The Sunrise Effect: How Savoring Can Elevate Your Leadership Game

As go-to methods to increase positivity and wellbeing, mindfulness and gratitude are the rage these days. Savoring is another one of these practices—simple, pleasant, and surprisingly effective. A great addition to an effective leader’s toolbox.

Image by Boonyachoat

I'm known to interrupt conversations on the way to drop my daughter off at school in the morning whenever the sky turns that astonishing pink and orange of sunrise. In April, when the magnolias bloom, I slow down every time I drove by, pointing them out to anyone in the car, sometimes stopping altogether to admire them.

This practice of focusing and deeply feeling the positive emotions of a pleasant experience has a name: savoring. It involves becoming intensely aware of the experience, slowing down, and making it last. Then it becomes easier to bring these emotions back whenever you want.

The research says it can improve overall wellbeing, relationships, and quality of life. It’s win-win.

What is Savoring?

According to University of Arizona researcher Maggie Pitts, "Savoring is prolonging, extending and lingering in a positive or pleasant feeling. First, you feel something pleasant, then you feel pleasant about feeling pleasant, and that is where savoring comes in. It's not just feeling good; it's feeling good about feeling good, and then trying to trap that feeling."

In Savoring: A New Model of Positive Experience, Fred B. Bryant and Joseph Veroff describe it as the counterpart to coping, which involves dealing with life’s negative experiences.

Bryant and Veroff define different kinds of savoring:

  • Luxuriating, which is when we enhance the feelings of pleasure.

  • Marveling, which is linked to awe, experiences that inspire us to stop and take notice.

  • Basking, which prolonging feelings of accomplishment, pride, and self congratulations.

  • Thanksgiving, which is all about being grateful for what is good (more on that here).

Savoring can also be describe by its timeframe:

  • Reminiscing is savoring the past.

  • Anticipating is savoring the future.

It can be deliberate or spontaneous. We can savor an experience or a conversation. We love to savor mysteries, because we try to give them meaning which intensifies our focus and emotional response.

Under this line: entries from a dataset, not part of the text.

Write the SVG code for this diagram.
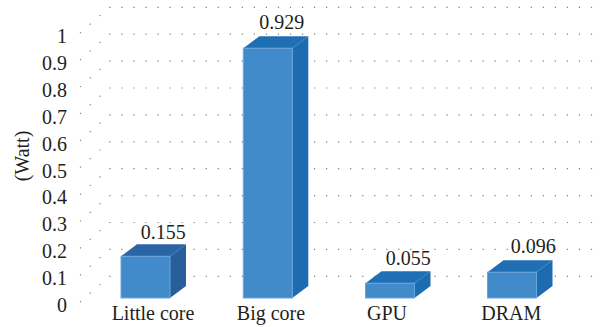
<svg xmlns="http://www.w3.org/2000/svg" width="606" height="327" viewBox="0 0 606 327">
  <style>
    .grid { stroke: #7f7f7f; stroke-width: 1.2; fill: none; stroke-dasharray: 1.2 10.84; }
    .side-grid { stroke: #7f7f7f; stroke-width: 1.2; fill: none; stroke-dasharray: 1.2 11.8; }
    .txt { font-family: 'Liberation Serif', Tinos, 'DejaVu Serif', serif; font-size: 20px; fill: #231f20; }
    .tick { text-anchor: end; }
    .mid { text-anchor: middle; }
    .front { fill: #428bca; stroke: #6aa6dc; stroke-width: 1; }
    .top { fill: #1f6fb5; }
    .side { fill: #1d6cb1; }
    .top-alt { fill: #2a66a6; }
    .side-alt { fill: #285f9b; }
  </style>

  <!-- back wall gridlines, 0.0 to 1.0 -->
  <g id="back-grid">
    <line class="grid" x1="109.3" y1="7.3" x2="602" y2="7.3"/>
    <line class="grid" x1="109.3" y1="34.2" x2="602" y2="34.2"/>
    <line class="grid" x1="109.3" y1="61.1" x2="602" y2="61.1"/>
    <line class="grid" x1="109.3" y1="88.0" x2="602" y2="88.0"/>
    <line class="grid" x1="109.3" y1="114.9" x2="602" y2="114.9"/>
    <line class="grid" x1="109.3" y1="141.8" x2="602" y2="141.8"/>
    <line class="grid" x1="109.3" y1="168.7" x2="602" y2="168.7"/>
    <line class="grid" x1="109.3" y1="195.6" x2="602" y2="195.6"/>
    <line class="grid" x1="109.3" y1="222.5" x2="602" y2="222.5"/>
    <line class="grid" x1="109.3" y1="249.4" x2="602" y2="249.4"/>
    <line class="grid" x1="109.3" y1="276.3" x2="602" y2="276.3"/>
  </g>

  <!-- side wall gridlines running from the axis back to the wall -->
  <g id="side-grid">
    <line class="side-grid" x1="80" y1="33.1" x2="109.3" y2="7.3"/>
    <line class="side-grid" x1="80" y1="60.0" x2="109.3" y2="34.2"/>
    <line class="side-grid" x1="80" y1="86.9" x2="109.3" y2="61.1"/>
    <line class="side-grid" x1="80" y1="113.8" x2="109.3" y2="88.0"/>
    <line class="side-grid" x1="80" y1="140.7" x2="109.3" y2="114.9"/>
    <line class="side-grid" x1="80" y1="167.6" x2="109.3" y2="141.8"/>
    <line class="side-grid" x1="80" y1="194.5" x2="109.3" y2="168.7"/>
    <line class="side-grid" x1="80" y1="221.4" x2="109.3" y2="195.6"/>
    <line class="side-grid" x1="80" y1="248.3" x2="109.3" y2="222.5"/>
    <line class="side-grid" x1="80" y1="275.2" x2="109.3" y2="249.4"/>
    <line class="side-grid" x1="80" y1="302.1" x2="109.3" y2="276.3"/>
  </g>

  <!-- value axis -->
  <g id="axis-labels" class="txt tick">
    <text x="67" y="43">1</text>
    <text x="67" y="70">0.9</text>
    <text x="67" y="97">0.8</text>
    <text x="67" y="124">0.7</text>
    <text x="67" y="151">0.6</text>
    <text x="67" y="178">0.5</text>
    <text x="67" y="204">0.4</text>
    <text x="67" y="231">0.3</text>
    <text x="67" y="258">0.2</text>
    <text x="67" y="285">0.1</text>
    <text x="67" y="312">0</text>
  </g>
  <text id="axis-title" class="txt mid" transform="translate(29 156) rotate(-90)">(Watt)</text>

  <!-- bars -->
  <g id="bar-little-core">
    <polygon class="top-alt" points="121,256.3 137,244.3 186,244.3 170,256.3"/>
    <polygon class="side-alt" points="170,256.3 186,244.3 186,286 170,298"/>
    <rect class="front" x="121" y="256.3" width="49" height="41.7"/>
    <text class="txt mid" x="163.3" y="239">0.155</text>
    <text class="txt mid" x="153" y="320">Little core</text>
  </g>

  <g id="bar-big-core">
    <polygon class="top" points="243.3,48.2 259.3,36.2 308.3,36.2 292.3,48.2"/>
    <polygon class="side" points="292.3,48.2 308.3,36.2 308.3,286 292.3,298"/>
    <rect class="front" x="243.3" y="48.2" width="49" height="249.8"/>
    <text class="txt mid" x="281.7" y="29">0.929</text>
    <text class="txt mid" x="271" y="320">Big core</text>
  </g>

  <g id="bar-gpu">
    <polygon class="top" points="365.5,283.2 381.5,271.2 430.5,271.2 414.5,283.2"/>
    <polygon class="side" points="414.5,283.2 430.5,271.2 430.5,286 414.5,298"/>
    <rect class="front" x="365.5" y="283.2" width="49" height="14.8"/>
    <text class="txt mid" x="408.3" y="265">0.055</text>
    <text class="txt mid" x="387" y="320">GPU</text>
  </g>

  <g id="bar-dram">
    <polygon class="top" points="487.5,272.2 503.5,260.2 552.5,260.2 536.5,272.2"/>
    <polygon class="side" points="536.5,272.2 552.5,260.2 552.5,286 536.5,298"/>
    <rect class="front" x="487.5" y="272.2" width="49" height="25.8"/>
    <text class="txt mid" x="533.3" y="253.3">0.096</text>
    <text class="txt mid" x="511.3" y="320">DRAM</text>
  </g>
</svg>
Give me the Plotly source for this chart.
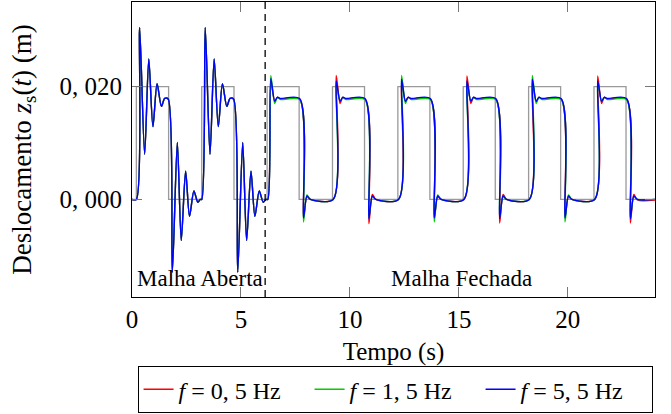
import plotly.graph_objects as go

# ---- data ----
# reference square wave (gray), open-loop + closed-loop
t_ref = [0.0, 0.2, 1.68, 3.2, 4.68, 6.2, 7.67, 9.2, 10.67, 12.2, 13.67,
         15.2, 16.67, 18.2, 19.67, 21.2, 22.67, 24.0]
z_ref = [0.0, 0.02, 0.0, 0.02, 0.0, 0.02, 0.0, 0.02, 0.0, 0.02, 0.0,
         0.02, 0.0, 0.02, 0.0, 0.02, 0.0, 0.0]

# open loop (all three responses practically coincide)
t_open = [0.0, 0.2, 0.35, 0.58, 0.77, 0.96, 1.15, 1.35, 1.50, 1.66,
          1.85, 2.08, 2.26, 2.46, 2.64, 2.84, 3.02, 3.13,
          3.2, 3.36, 3.58, 3.77, 3.96, 4.15, 4.35, 4.50, 4.66,
          4.85, 5.08, 5.26, 5.46, 5.64, 5.84, 6.02, 6.14]
z_open = [0.0, 0.0, 0.0305, 0.0080, 0.0249, 0.0129, 0.0205, 0.0165, 0.0179, 0.0178,
          -0.0129, 0.0101, -0.0073, 0.0050, -0.0030, 0.0015, -0.0005, 0.0,
          0.0, 0.0305, 0.0080, 0.0249, 0.0129, 0.0205, 0.0165, 0.0179, 0.0178,
          -0.0129, 0.0101, -0.0073, 0.0050, -0.0030, 0.0015, -0.0005, 0.0]

# closed loop
t_closed = [6.23, 6.37, 6.55, 6.67, 6.82, 7.69, 7.87, 8.03, 8.19,
            9.23, 9.37, 9.55, 9.67, 9.82, 10.69, 10.87, 11.03, 11.19,
            12.23, 12.37, 12.55, 12.67, 12.82, 13.69, 13.87, 14.03, 14.19,
            15.23, 15.37, 15.55, 15.67, 15.82, 16.69, 16.87, 17.03, 17.19,
            18.23, 18.37, 18.55, 18.67, 18.82, 19.69, 19.87, 20.03, 20.19,
            21.23, 21.37, 21.55, 21.67, 21.82, 22.69, 22.87, 23.03, 23.19,
            24.0]
z_red_closed = [0.0, 0.0208, 0.0174, 0.0181, 0.0178, 0.0178, -0.0033, 0.0005, 0.0,
                0.0, 0.0220, 0.0170, 0.0181, 0.0178, 0.0178, -0.0043, 0.0009, 0.0,
                0.0, 0.0205, 0.0174, 0.0181, 0.0178, 0.0178, -0.0032, 0.0005, 0.0,
                0.0, 0.0219, 0.0170, 0.0181, 0.0178, 0.0178, -0.0042, 0.0009, 0.0,
                0.0, 0.0205, 0.0174, 0.0181, 0.0178, 0.0178, -0.0032, 0.0005, 0.0,
                0.0, 0.0219, 0.0170, 0.0181, 0.0178, 0.0178, -0.0042, 0.0009, -0.0001,
                -0.0001]
z_green_closed = [0.0, 0.0220, 0.0170, 0.0181, 0.0177, 0.0177, -0.0040, 0.0008, 0.0,
                  0.0, 0.0205, 0.0174, 0.0181, 0.0177, 0.0177, -0.0032, 0.0005, 0.0,
                  0.0, 0.0220, 0.0170, 0.0181, 0.0177, 0.0177, -0.0040, 0.0008, 0.0,
                  0.0, 0.0206, 0.0174, 0.0181, 0.0177, 0.0177, -0.0032, 0.0005, 0.0,
                  0.0, 0.0220, 0.0170, 0.0181, 0.0177, 0.0177, -0.0040, 0.0008, 0.0,
                  0.0, 0.0206, 0.0174, 0.0181, 0.0177, 0.0177, -0.0031, 0.0005, 0.0,
                  0.0]
z_blue_closed = [0.0, 0.0214, 0.0174, 0.0181, 0.0179, 0.0179, -0.0033, 0.0006, 0.0,
                 0.0, 0.0210, 0.0174, 0.0181, 0.0179, 0.0179, -0.0034, 0.0006, 0.0,
                 0.0, 0.0213, 0.0174, 0.0181, 0.0179, 0.0179, -0.0033, 0.0006, 0.0,
                 0.0, 0.0210, 0.0174, 0.0181, 0.0179, 0.0179, -0.0034, 0.0006, 0.0,
                 0.0, 0.0213, 0.0174, 0.0181, 0.0179, 0.0179, -0.0033, 0.0006, 0.0,
                 0.0, 0.0210, 0.0174, 0.0181, 0.0179, 0.0179, -0.0034, 0.0006, 0.0,
                 0.0]

series_names = ["<i>f</i> = 0, 5 Hz", "<i>f</i> = 1, 5 Hz", "<i>f</i> = 5, 5 Hz"]
series_colors = ["#ff0000", "#00cc00", "#0000ff"]
series_closed = [z_red_closed, z_green_closed, z_blue_closed]

x_tickvals = [0, 5, 10, 15, 20]
x_ticktext = ["0", "5", "10", "15", "20"]
y_tickvals = [0.0, 0.02]
y_ticktext = ["0, 000", "0, 020"]
t_switch = 6.11
labels = [("Malha Aberta", 3.1), ("Malha Fechada", 15.1)]

FONT = "Liberation Serif, Times New Roman, serif"

fig = go.Figure()
fig.add_trace(go.Scatter(x=t_ref, y=z_ref, mode="lines", line=dict(color="#9a9a9a", width=1.3, shape="hv"),
                         showlegend=False, hoverinfo="skip"))
for name, color, zc in zip(series_names, series_colors, series_closed):
    fig.add_trace(go.Scatter(x=t_open + t_closed, y=z_open + zc, mode="lines", name=name,
                             line=dict(color=color, width=1.4, shape="spline", smoothing=0.8)))

fig.add_shape(type="line", xref="x", yref="paper", x0=t_switch, x1=t_switch, y0=0, y1=1,
              line=dict(color="black", width=1.3, dash="7px,5px"))
for txt, xpos in labels:
    fig.add_annotation(x=xpos, y=-0.0141, xref="x", yref="y", text=txt, showarrow=False,
                       font=dict(family=FONT, size=23, color="black"))

axis_common = dict(showline=True, linecolor="black", linewidth=1, mirror="ticks", ticks="inside",
                   ticklen=10, tickcolor="#777777", tickwidth=1, showgrid=False, zeroline=False,
                   tickfont=dict(family=FONT, size=25, color="black"))
fig.update_xaxes(range=[0, 24], tickvals=x_tickvals, ticktext=x_ticktext,
                 title=dict(text="Tempo (s)", font=dict(family=FONT, size=25, color="black"), standoff=10),
                 **axis_common)
fig.update_yaxes(range=[-0.0173, 0.035], tickvals=y_tickvals, ticktext=y_ticktext, ticklabelstandoff=4,
                 title=dict(text="Deslocamento <i>z</i><sub>s</sub>(<i>t</i>) (m)",
                            font=dict(family=FONT, size=27, color="black"), standoff=20),
                 **axis_common)

fig.update_layout(
    width=671, height=414,
    margin=dict(l=132, r=16, t=2, b=117, autoexpand=False),
    paper_bgcolor="white", plot_bgcolor="white",
    showlegend=True,
    legend=dict(orientation="h", x=0.503, xanchor="center", y=-0.2345, yanchor="top",
                bordercolor="black", borderwidth=1, bgcolor="white",
                font=dict(family=FONT, size=24, color="black"), entrywidth=126),
)

fig.write_html("out.html", config={"displayModeBar": False},
               post_script="document.body.style.margin='0';")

We are particularly good at savoring food, when we share it with good company and make time for it.

And I've found there is a particular kind of savoring that comes from not doing something for a long time and then doing it again. And it helps to have a mindfulness practice.

How to Increase Savoring

I like to think of savoring not as a single act, but as a practice. Here are a few ways to savor more.

  • Designing a savorous environment. We can add cues that encourage savoring, create spaces to focus, and eliminate distractions, which kill savoring.

  • Delaying pleasure. When we delay, first of all, we can savor the anticipation, and if we put it after after a stressful or less pleasant moment, we can enhance the experience by way of the contrast.

  • Dragging out an experience. Savoring takes time.

  • Planning and setting limits. Like anything else, if it's not on the schedule it doesn't get done, so it could help to set aside undisturbed time for savoring.

  • Sharing with others. We're naturally gregarious when it comes to savoring. It can be contagious and builds bonds.

  • Savoring complexity. The more stimuli we have to process, the longer the experience will enthrall us. We can also try to focus on the minute details to recall them later for reminiscing.

  • Raising ephemeral awareness. The more we think about how fleeting and/or rare an event is, the more we actually savor it.

  • Engaging the senses. When we pay particular attention to the sensory experience we can increase our experience of savoring.

  • Adding physical expressions of positivity. Smiling, laughing, dancing will feed into the enjoyment loop.

What Not to Do

  • Overwhelm sucks up our ability to savor. You actually need to have the cognitive juice to notice that something pleasant is occurring.

  • Thinking in "should be doing" terms kills savoring too. If you need an excuse to savor, know that enjoying short-term pleasurable activities that have zero connection to long-term goals contributes to a happy life.

Take Aways

When I gave myself permission to savor the minute details of life, it literally changed my daily level of happiness. Savoring seeped in on and eventually overtook all that focus on the shit that had happened or was happening. I'll never go back. As naive as it sounds, I aspire to this lightness of being daily, a state where beauty springs from the cracks, where flavors explode, where the unexpected is a source of joy, and where imperfections hold the seed of excellence.